En la retórica del animalista aparece constantemente la palabra “naturaleza”, pero su idea de naturaleza es un producto cultural y urbano puramente mitológico, propio de ciudades en donde el mundo salvaje ha quedado completamente evacuado y se reinventa su representación como un paraíso perdido idílico. En la ciudad, una vez que hemos vencido a la naturaleza y la hemos expulsado fuera de las murallas, ahora que no morimos devorados por depredadores y tenemos calor en invierno y luz por la noche, la conmemoramos con los jardines y las mascotas. Se intenta volver a lo que nunca existió. Los bisontes o los leones de la pintura rupestre ahora son los perretes en instagram, pero su función numinosa sigue siendo la misma.

III. Como conclusión de estos breves apuntes iniciales, cabe entender que, efectivamente, algunas relaciones entre los seres humanos y los animales han dotado a un reducidísimo grupo de éstos de un carácter peculiarísimo, no reductible a otras categorías más obvias de la actividad humana cotidiana, ya muy alejado de su materialidad zoológica y entretejido con la cultura y la trascendencia humana. Nótese la radicalidad de la tesis que vamos a defender y lo opuesta que se encuentra a la ideología dominante: los perros, los caballos, —cómo no, el toro de lidia—, han de recibir un tratamiento especial y han de ser objeto de reflexión ética justamente por ser cultura, no por ser naturaleza.

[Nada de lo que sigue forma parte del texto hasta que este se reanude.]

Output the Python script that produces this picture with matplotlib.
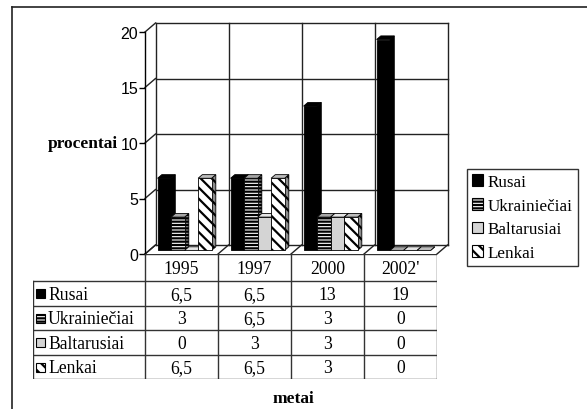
import matplotlib
matplotlib.use("Agg")
import matplotlib.pyplot as plt
from matplotlib.patches import Rectangle, Polygon, Patch
from matplotlib.lines import Line2D

categories = ["1995", "1997", "2000", "2002'"]
series = ["Rusai", "Ukrainiečiai", "Baltarusiai", "Lenkai"]
rusai = [6.5, 6.5, 13, 19]
ukrainieciai = [3, 6.5, 3, 0]
baltarusiai = [0, 3, 3, 0]
lenkai = [6.5, 6.5, 3, 0]
values = [rusai, ukrainieciai, baltarusiai, lenkai]
yticks = [0, 5, 10, 15, 20]

# front, side, top colours and hatch per series
STYLES = [
    {"front": "black", "side": "black", "top": "black", "hatch": None},
    {"front": "white", "side": "#8c8c8c", "top": "#a6a6a6", "hatch": "-----"},
    {"front": "#d4d4d4", "side": "#9a9a9a", "top": "#e6e6e6", "hatch": None},
    {"front": "white", "side": "#8c8c8c", "top": "#bdbdbd", "hatch": "\\\\\\"},
]

plt.rcParams["font.family"] = "Liberation Serif"
plt.rcParams["hatch.linewidth"] = 1.6
plt.rcParams["hatch.color"] = "black"

W, H = 587, 410
fig = plt.figure(figsize=(W / 100, H / 100), dpi=100)

# outer frame (top and left only visible)
fig.add_artist(Line2D([12 / W, 1], [1 - 8 / H, 1 - 8 / H], color="#222222", lw=1.2))
fig.add_artist(Line2D([12 / W, 12 / W], [0, 1 - 8 / H], color="#222222", lw=1.2))

# plot area in pixels
x0_px, x1_px, y0_px, y1_px = 145, 437, 255, 33
ax = fig.add_axes([x0_px / W, 1 - y0_px / H, (x1_px - x0_px) / W, (y0_px - y1_px) / H])
ax.set_xlim(0, len(categories))
ax.set_ylim(0, 20)
ax.patch.set_alpha(0)
for s in ["top", "right", "bottom"]:
    ax.spines[s].set_visible(False)
ax.spines["left"].set_linewidth(1.0)
ax.set_xticks([])
ax.set_yticks(yticks)
ax.set_yticklabels([str(v) for v in yticks], family="Liberation Sans", fontsize=11.5)
ax.tick_params(axis="y", length=4, width=1.0, pad=1)

px_cat = (x1_px - x0_px) / len(categories)
px_unit = (y0_px - y1_px) / 20
ddx = 10.5 / px_cat
ddy = 9 / px_unit
n = len(categories)
gc = "#222222"

# back wall and grid
for v in yticks:
    ax.plot([ddx, n + ddx], [v + ddy, v + ddy], color=gc, lw=1.0, clip_on=False, zorder=1)
    ax.plot([0, ddx], [v, v + ddy], color=gc, lw=1.0, clip_on=False, zorder=1)
for i in range(n + 1):
    ax.plot([i + ddx, i + ddx], [ddy, 20 + ddy], color=gc, lw=1.0, clip_on=False, zorder=1)
    ax.plot([i, i + ddx], [0, ddy], color=gc, lw=1.0, clip_on=False, zorder=1)

# 3D-looking bars
F0, F1 = 0.4, 0.8
bw = 0.185
start = 0.115
z = 3
for i in range(n):
    for j, vals in enumerate(values):
        st = STYLES[j]
        h = vals[i]
        x = i + start + j * bw
        fx, fy = x + F0 * ddx, F0 * ddy
        bx, by = x + F1 * ddx, F1 * ddy
        side = Polygon([(fx + bw, fy), (bx + bw, by), (bx + bw, by + h), (fx + bw, fy + h)],
                       facecolor=st["side"], edgecolor="black", lw=0.6, hatch=st["hatch"],
                       clip_on=False, zorder=z)
        top = Polygon([(fx, fy + h), (fx + bw, fy + h), (bx + bw, by + h), (bx, by + h)],
                      facecolor=st["top"], edgecolor="black", lw=0.6,
                      clip_on=False, zorder=z + 1)
        ax.add_patch(side)
        ax.add_patch(top)
        if h > 0:
            front = Rectangle((fx, fy), bw, h, facecolor=st["front"], edgecolor="black",
                              lw=0.6, hatch=st["hatch"], clip_on=False, zorder=z + 2)
            ax.add_patch(front)
        z += 3

ax.text(-27 / px_cat, 10, "procentai", ha="right", va="center", fontsize=12.5, fontweight="bold")

# data table
lab_px = 112
head_h, row_h = 27, 24.5
tab_h = head_h + row_h * len(series)
tab = fig.add_axes([(x0_px - lab_px) / W, 1 - (y0_px + tab_h) / H, (x1_px - x0_px + lab_px) / W, tab_h / H])
lab_w = lab_px / px_cat
tab.set_xlim(-lab_w, n)
tab.set_ylim(tab_h, 0)
tab.axis("off")
lc = "#333333"
tab.plot([0, n], [0, 0], color=lc, lw=1.0)
for i in range(n + 1):
    tab.plot([i, i], [0, tab_h], color=lc, lw=1.0)
tab.plot([-lab_w, -lab_w], [head_h, tab_h], color=lc, lw=1.0)
for r in range(len(series) + 1):
    tab.plot([-lab_w, n], [head_h + r * row_h] * 2, color=lc, lw=1.0)
for i, c in enumerate(categories):
    tab.text(i + 0.5, head_h / 2 + 1, c, ha="center", va="center", fontsize=12.7)


def fmt(v):
    return str(int(v)) if float(v).is_integer() else str(v).replace(".", ",")


sq = 9
for r, (name, vals) in enumerate(zip(series, values)):
    yc = head_h + r * row_h + row_h / 2
    st = STYLES[r]
    tab.add_patch(Rectangle((-lab_w + 3 / px_cat, yc - sq / 2 + 0.5), sq / px_cat, sq,
                            facecolor=st["front"], edgecolor="black", lw=0.8, hatch=st["hatch"]))
    tab.text(-lab_w + 15 / px_cat, yc + 1, name, ha="left", va="center", fontsize=12.7)
    for i, v in enumerate(vals):
        tab.text(i + 0.5, yc + 1, fmt(v), ha="center", va="center", fontsize=12.7)

fig.text(293 / W, 1 - 399 / H, "metai", ha="center", va="center", fontsize=12.5, fontweight="bold")

# legend
handles = [Patch(facecolor=st["front"], edgecolor="black", lw=0.8, hatch=st["hatch"]) for st in STYLES]
leg = fig.legend(handles, series, loc="upper left", bbox_to_anchor=(467 / W, 1 - 170 / H),
                 fontsize=12.3, frameon=True, fancybox=False, edgecolor="black",
                 handlelength=0.65, handleheight=0.65, handletextpad=0.25, labelspacing=0.45,
                 borderpad=0.3, borderaxespad=0)
leg.get_frame().set_linewidth(1.0)

fig.savefig("out.png", dpi=100)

Eso es lo que explica que los bomberos acudan al rescate de un gato atrapado en las alturas, pero no al rescate de los topos que morirán de frío en un monte tras una fuerte nevada.

Ahora bien, el trato ético hacia estos seres numinosos no ha de recortarse por el patrón propio del trato ético hacia los seres humanos. Cada vez que alguien declara que su mascota es un miembro más de su familia a todos los efectos, es inevitable preguntarse si ante un incendio en donde sólo se puede rescatar a un hermano o a un hamster, alguien podría tener dudas sobre quién sería el elegido. Tal trato ético deberá ajustarse a cada particularidad y estará derivado de la función por la que ha emergido esa consideración totémica cultural del animal. El buen trato hacia un cuadro no es el mismo que el buen trato hacia una sinfonía. Y el buen trato hacia un perro pastor no puede ser igual que el que reciba un caballo de carreras o un toro de lidia. Sería muy arduo realizar aquí un listado completo de todos los factores que deberían ser tenidos en cuenta en cada caso.

A pesar de la brevedad de este texto, se han intentado presentar unas consideraciones acerca del complejo tema de las relaciones entre hombres y animales en donde se huya de los simplismos y sentimentalismos cursis habituales, y se ofrezcan unas líneas conceptuales para trabajar y detallar en el futuro. Es un tema que cruza y deja huella a su paso por la filosofía, el arte o la ética, y que, inevitablemente, es pasto de la ideología de cada momento. Más allá de ser un asunto menor encapsulado en una temática muy específica, es un magnífico termómetro de los problemas que nos afectan globalmente como sociedad al que debemos prestar particular atención.